GIVEN INSTRUCTION.
Go through the listing and copy every line word for word.

— START OF RAW DATA —

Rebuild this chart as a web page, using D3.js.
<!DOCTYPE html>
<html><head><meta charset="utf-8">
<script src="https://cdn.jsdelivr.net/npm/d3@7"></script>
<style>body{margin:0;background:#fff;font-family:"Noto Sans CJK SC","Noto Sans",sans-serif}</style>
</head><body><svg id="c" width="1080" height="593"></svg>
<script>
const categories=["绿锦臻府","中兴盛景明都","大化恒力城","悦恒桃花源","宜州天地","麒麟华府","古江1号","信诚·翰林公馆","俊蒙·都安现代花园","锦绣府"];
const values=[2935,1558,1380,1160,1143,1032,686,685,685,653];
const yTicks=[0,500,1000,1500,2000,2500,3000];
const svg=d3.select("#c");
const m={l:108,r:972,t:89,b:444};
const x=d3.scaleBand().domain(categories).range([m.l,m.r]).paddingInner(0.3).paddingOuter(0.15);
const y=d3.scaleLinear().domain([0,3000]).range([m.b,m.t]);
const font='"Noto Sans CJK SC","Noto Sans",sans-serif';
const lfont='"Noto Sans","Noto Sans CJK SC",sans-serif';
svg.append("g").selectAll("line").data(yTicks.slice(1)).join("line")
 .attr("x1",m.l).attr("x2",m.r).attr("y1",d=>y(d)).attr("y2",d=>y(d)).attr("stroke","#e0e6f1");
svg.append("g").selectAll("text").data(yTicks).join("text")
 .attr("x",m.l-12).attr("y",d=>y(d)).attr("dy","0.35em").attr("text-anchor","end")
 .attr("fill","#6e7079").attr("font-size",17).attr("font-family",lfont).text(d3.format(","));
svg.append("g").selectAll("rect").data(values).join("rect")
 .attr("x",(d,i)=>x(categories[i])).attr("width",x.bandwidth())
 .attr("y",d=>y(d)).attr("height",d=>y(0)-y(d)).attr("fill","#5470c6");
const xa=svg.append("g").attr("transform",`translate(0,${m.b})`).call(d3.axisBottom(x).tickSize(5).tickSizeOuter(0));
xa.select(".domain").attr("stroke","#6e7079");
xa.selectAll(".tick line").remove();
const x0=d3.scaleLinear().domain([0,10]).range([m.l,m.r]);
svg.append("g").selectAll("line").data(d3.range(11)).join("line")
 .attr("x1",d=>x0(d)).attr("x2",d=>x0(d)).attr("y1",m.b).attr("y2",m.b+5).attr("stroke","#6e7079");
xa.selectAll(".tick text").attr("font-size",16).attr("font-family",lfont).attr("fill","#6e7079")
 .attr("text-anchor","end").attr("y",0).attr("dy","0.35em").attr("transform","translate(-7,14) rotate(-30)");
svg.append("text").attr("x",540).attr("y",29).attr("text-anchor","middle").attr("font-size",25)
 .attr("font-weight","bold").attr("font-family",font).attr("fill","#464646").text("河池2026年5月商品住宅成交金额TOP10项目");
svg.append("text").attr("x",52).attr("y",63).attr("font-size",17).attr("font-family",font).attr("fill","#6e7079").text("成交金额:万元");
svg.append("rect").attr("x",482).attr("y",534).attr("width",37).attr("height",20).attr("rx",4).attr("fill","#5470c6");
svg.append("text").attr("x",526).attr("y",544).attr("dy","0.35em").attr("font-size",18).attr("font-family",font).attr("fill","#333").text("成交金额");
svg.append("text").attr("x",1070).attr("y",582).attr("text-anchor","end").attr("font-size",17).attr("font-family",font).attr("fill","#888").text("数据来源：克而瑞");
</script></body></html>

— END OF RAW DATA —

COMPLETE OUTPUT.
Rebuild this chart as a web page, using D3.js.
<!DOCTYPE html>
<html><head><meta charset="utf-8">
<script src="https://cdn.jsdelivr.net/npm/d3@7"></script>
<style>body{margin:0;background:#fff;font-family:"Noto Sans CJK SC","Noto Sans",sans-serif}</style>
</head><body><svg id="c" width="1080" height="593"></svg>
<script>
const categories=["绿锦臻府","中兴盛景明都","大化恒力城","悦恒桃花源","宜州天地","麒麟华府","古江1号","信诚·翰林公馆","俊蒙·都安现代花园","锦绣府"];
const values=[2935,1558,1380,1160,1143,1032,686,685,685,653];
const yTicks=[0,500,1000,1500,2000,2500,3000];
const svg=d3.select("#c");
const m={l:108,r:972,t:89,b:444};
const x=d3.scaleBand().domain(categories).range([m.l,m.r]).paddingInner(0.3).paddingOuter(0.15);
const y=d3.scaleLinear().domain([0,3000]).range([m.b,m.t]);
const font='"Noto Sans CJK SC","Noto Sans",sans-serif';
const lfont='"Noto Sans","Noto Sans CJK SC",sans-serif';
svg.append("g").selectAll("line").data(yTicks.slice(1)).join("line")
 .attr("x1",m.l).attr("x2",m.r).attr("y1",d=>y(d)).attr("y2",d=>y(d)).attr("stroke","#e0e6f1");
svg.append("g").selectAll("text").data(yTicks).join("text")
 .attr("x",m.l-12).attr("y",d=>y(d)).attr("dy","0.35em").attr("text-anchor","end")
 .attr("fill","#6e7079").attr("font-size",17).attr("font-family",lfont).text(d3.format(","));
svg.append("g").selectAll("rect").data(values).join("rect")
 .attr("x",(d,i)=>x(categories[i])).attr("width",x.bandwidth())
 .attr("y",d=>y(d)).attr("height",d=>y(0)-y(d)).attr("fill","#5470c6");
const xa=svg.append("g").attr("transform",`translate(0,${m.b})`).call(d3.axisBottom(x).tickSize(5).tickSizeOuter(0));
xa.select(".domain").attr("stroke","#6e7079");
xa.selectAll(".tick line").remove();
const x0=d3.scaleLinear().domain([0,10]).range([m.l,m.r]);
svg.append("g").selectAll("line").data(d3.range(11)).join("line")
 .attr("x1",d=>x0(d)).attr("x2",d=>x0(d)).attr("y1",m.b).attr("y2",m.b+5).attr("stroke","#6e7079");
xa.selectAll(".tick text").attr("font-size",16).attr("font-family",lfont).attr("fill","#6e7079")
 .attr("text-anchor","end").attr("y",0).attr("dy","0.35em").attr("transform","translate(-7,14) rotate(-30)");
svg.append("text").attr("x",540).attr("y",29).attr("text-anchor","middle").attr("font-size",25)
 .attr("font-weight","bold").attr("font-family",font).attr("fill","#464646").text("河池2026年5月商品住宅成交金额TOP10项目");
svg.append("text").attr("x",52).attr("y",63).attr("font-size",17).attr("font-family",font).attr("fill","#6e7079").text("成交金额:万元");
svg.append("rect").attr("x",482).attr("y",534).attr("width",37).attr("height",20).attr("rx",4).attr("fill","#5470c6");
svg.append("text").attr("x",526).attr("y",544).attr("dy","0.35em").attr("font-size",18).attr("font-family",font).attr("fill","#333").text("成交金额");
svg.append("text").attr("x",1070).attr("y",582).attr("text-anchor","end").attr("font-size",17).attr("font-family",font).attr("fill","#888").text("数据来源：克而瑞");
</script></body></html>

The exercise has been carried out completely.